0

Background

I am using R Studio to connect R to Microsoft SQL Sever Management Studio. I am reading tables into R as follows:

library(sqldf)
library(DBI)
library(odbc)
library(data.table)

TableX <- dbGetQuery(con, statement = "SELECT * FROM [dim1].[dimA].[TableX]")

Which for some tables works fine. However for most tables which have a binary ID variable the following happens:

TableA <- dbGetQuery(con, statement = "SELECT * FROM [dim1].[dimA].[TableA]")
Error in result_fetch(res@ptr, n) : 
  nanodbc/nanodbc.cpp:xxx: xxxxx: [Microsoft][ODBC SQL Server Driver]Invalid Descriptor Index 
Warning message:
In dbClearResult(rs) : Result already cleared

I figured out that the problem is caused by the first column, which I can select like this:

TableA <- dbGetQuery(con, statement = "SELECT ID FROM [dim1].[dimA].[TableA]")

and looks as follows:

enter image description here

AlwaysLearning mentioned in the comments that this is a recurring problem (1, 2, 3). The query only works when ID is selected last:

TableA <- dbGetQuery(con, statement = "SELECT AEE, ID FROM [dim1].[dimA].[TableA]")

Updated Question

The question is essentially how I can read in the table with the ID variable last, without specifying all table variables each time (because this would be unworkable).

Possible Workaround

I thought a work around could be to select ID as an integer:

TableA <- dbGetQuery(con, statement = "SELECT CAST(ID AS int), COL2 FROM [dim1].[dimA].[TableA]")

However how do I select the whole table in this case?

I am an SQL beginner, but I thought I could solve it by using something like this (from this link):

TableA <- dbGetQuery(con, statement = "SELECT * EXCEPT(ID), SELECT CAST(ID AS int) FROM [[dim1].[dimA].[TableA]")

Where I select everything but the ID column, and then the ID column last. However the solution I suggest is not accepted syntax.

Other links

A similar problem for java can be found here.

Tom
  • 2,173
  • 1
  • 17
  • 44
  • You are not the first person to [encounter](https://github.com/r-dbi/odbc/issues/10) [this](https://github.com/r-dbi/odbc/issues/86) [issue](https://github.com/r-dbi/odbc/issues/309). Have you tried reordering the columns in your `SELECT` query to place that binary columns at the end? – AlwaysLearning Sep 27 '22 at 10:03
  • @AlwaysLearning Thank you for your comment. I went through the links, and switching the `ID` column to the last one indeed works. The problem however is that I have still not found a solution for how to automatically put the `ID` column last without specifying all columns of the table. I will however update my question with this information. Thank you. – Tom Sep 27 '22 at 13:26

1 Answers1

0

I believe I have found a workaround that meets your requirements using a table alias.

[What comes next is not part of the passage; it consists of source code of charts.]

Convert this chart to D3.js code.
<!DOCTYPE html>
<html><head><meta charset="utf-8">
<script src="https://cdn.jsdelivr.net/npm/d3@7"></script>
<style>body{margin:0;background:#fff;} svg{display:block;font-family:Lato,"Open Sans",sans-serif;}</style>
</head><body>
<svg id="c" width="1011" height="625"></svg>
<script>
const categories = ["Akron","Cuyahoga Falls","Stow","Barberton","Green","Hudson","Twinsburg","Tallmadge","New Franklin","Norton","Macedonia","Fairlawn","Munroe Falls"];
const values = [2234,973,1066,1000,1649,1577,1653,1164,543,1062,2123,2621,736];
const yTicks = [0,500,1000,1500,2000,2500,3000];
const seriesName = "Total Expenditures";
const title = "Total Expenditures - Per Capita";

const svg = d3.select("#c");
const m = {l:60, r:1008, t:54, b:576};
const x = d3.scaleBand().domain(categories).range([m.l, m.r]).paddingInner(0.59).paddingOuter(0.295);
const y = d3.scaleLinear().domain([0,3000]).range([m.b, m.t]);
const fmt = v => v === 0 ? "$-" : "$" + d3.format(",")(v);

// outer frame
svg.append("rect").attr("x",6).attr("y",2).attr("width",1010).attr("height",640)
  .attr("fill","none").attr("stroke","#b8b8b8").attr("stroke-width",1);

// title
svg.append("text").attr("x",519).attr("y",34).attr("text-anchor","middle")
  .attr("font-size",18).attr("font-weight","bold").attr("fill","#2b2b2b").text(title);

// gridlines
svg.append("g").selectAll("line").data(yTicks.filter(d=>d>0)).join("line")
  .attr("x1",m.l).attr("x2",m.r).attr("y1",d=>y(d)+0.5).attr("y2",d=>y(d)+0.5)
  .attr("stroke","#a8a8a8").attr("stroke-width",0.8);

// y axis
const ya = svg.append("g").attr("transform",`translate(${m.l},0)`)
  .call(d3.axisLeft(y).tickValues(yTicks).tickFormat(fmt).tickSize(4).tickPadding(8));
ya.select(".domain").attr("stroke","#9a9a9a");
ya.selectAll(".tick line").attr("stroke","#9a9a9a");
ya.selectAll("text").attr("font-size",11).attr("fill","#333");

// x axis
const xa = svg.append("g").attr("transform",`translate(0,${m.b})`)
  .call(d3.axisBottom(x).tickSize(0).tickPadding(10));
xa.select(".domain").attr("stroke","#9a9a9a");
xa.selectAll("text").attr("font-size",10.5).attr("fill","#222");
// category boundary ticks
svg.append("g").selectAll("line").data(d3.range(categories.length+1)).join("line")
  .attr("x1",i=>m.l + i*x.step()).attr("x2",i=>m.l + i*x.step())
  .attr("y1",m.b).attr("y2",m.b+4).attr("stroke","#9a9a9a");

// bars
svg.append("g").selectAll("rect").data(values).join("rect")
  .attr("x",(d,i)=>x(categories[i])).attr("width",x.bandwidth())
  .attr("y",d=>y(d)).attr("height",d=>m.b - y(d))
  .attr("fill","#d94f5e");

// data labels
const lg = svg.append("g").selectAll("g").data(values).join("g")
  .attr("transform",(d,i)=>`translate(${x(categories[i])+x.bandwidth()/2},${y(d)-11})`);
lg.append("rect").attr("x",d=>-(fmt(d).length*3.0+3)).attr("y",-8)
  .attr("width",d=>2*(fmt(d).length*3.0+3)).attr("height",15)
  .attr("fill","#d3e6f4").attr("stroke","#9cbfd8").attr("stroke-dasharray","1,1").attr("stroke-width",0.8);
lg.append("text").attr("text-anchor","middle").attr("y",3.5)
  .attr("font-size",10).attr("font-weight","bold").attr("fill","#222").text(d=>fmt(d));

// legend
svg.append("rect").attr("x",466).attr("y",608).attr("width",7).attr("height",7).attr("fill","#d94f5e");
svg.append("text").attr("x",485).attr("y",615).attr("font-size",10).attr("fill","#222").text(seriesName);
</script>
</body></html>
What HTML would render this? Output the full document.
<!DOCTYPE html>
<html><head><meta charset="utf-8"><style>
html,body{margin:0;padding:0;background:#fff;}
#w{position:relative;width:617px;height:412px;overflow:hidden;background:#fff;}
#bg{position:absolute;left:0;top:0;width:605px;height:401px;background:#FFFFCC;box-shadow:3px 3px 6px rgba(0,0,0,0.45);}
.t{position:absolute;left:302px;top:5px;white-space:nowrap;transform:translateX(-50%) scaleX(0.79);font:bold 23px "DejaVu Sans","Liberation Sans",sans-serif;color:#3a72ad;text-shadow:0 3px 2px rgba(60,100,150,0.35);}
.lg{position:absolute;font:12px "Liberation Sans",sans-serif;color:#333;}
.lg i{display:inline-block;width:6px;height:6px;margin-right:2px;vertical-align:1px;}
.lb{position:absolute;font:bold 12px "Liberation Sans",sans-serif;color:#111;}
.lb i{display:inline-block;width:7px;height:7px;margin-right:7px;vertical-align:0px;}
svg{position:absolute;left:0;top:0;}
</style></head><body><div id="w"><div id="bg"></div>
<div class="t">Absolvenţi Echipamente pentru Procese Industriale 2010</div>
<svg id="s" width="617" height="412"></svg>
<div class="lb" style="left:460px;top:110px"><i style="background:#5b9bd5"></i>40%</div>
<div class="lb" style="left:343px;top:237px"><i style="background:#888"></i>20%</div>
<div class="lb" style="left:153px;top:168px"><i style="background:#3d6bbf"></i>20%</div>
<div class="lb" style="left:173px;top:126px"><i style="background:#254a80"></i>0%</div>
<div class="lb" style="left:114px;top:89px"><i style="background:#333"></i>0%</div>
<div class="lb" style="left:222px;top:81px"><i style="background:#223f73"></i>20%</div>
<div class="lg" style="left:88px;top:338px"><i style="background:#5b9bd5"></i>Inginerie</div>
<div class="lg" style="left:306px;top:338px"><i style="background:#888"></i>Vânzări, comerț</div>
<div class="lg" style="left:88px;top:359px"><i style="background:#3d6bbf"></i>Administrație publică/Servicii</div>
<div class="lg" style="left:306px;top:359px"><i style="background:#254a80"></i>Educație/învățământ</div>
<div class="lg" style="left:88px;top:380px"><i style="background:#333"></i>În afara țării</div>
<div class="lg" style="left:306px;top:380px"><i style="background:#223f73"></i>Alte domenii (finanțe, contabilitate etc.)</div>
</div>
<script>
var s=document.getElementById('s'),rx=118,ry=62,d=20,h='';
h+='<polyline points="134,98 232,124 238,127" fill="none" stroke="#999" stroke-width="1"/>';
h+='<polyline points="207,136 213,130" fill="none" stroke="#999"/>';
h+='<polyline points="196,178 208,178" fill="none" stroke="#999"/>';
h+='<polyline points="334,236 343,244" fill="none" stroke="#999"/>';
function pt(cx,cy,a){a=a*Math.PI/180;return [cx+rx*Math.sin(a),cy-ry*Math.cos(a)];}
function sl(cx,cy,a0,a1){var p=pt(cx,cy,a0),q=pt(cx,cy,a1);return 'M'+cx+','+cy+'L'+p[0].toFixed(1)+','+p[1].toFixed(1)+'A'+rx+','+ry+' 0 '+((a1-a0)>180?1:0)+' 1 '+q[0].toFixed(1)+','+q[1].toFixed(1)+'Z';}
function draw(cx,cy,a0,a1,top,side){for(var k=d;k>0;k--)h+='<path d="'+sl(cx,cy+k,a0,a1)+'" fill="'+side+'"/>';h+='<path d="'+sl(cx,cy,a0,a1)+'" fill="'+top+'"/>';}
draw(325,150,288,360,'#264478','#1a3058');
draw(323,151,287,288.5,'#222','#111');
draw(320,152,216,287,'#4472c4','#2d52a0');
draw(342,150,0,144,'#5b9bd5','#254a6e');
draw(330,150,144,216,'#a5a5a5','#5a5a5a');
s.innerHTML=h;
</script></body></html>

By assigning the alias T to the table I want to query, it allows me to select both a specific column ([ID]) as well as all columns in the aliased table without the need to explicitly specify them all by name.

This returns all columns of the table (including the ID column) as well as a copy of the ID column at the end of the table.

I then remove the ID column from the resulting table.

This leaves you with the desired result: all columns of a table in the order that they appear with the exception of the ID column that is placed at the end.

PS: For the sake of completeness, I have provided a template of my own DBIConnection object. You can substitute this with the specifics of your own DBIConnection object.

library(sqldf)
library(DBI)
library(odbc)
library(data.table)

con <- dbConnect(odbc::odbc(),
                  .connection_string = 'driver={YourDriver};
                 server=YourServer;
                 database=YourDatabase;
                 Trusted_Connection=yes'
                  )

dataframe <- dbGetQuery(con, statement= 'SELECT T.*, T.[ID] FROM [SCHEMA_NAME].[TABLE_NAME] AS T')

dataframe_scoped <- dataframe[,-1]
Vermundir
  • 51
  • 1
  • 3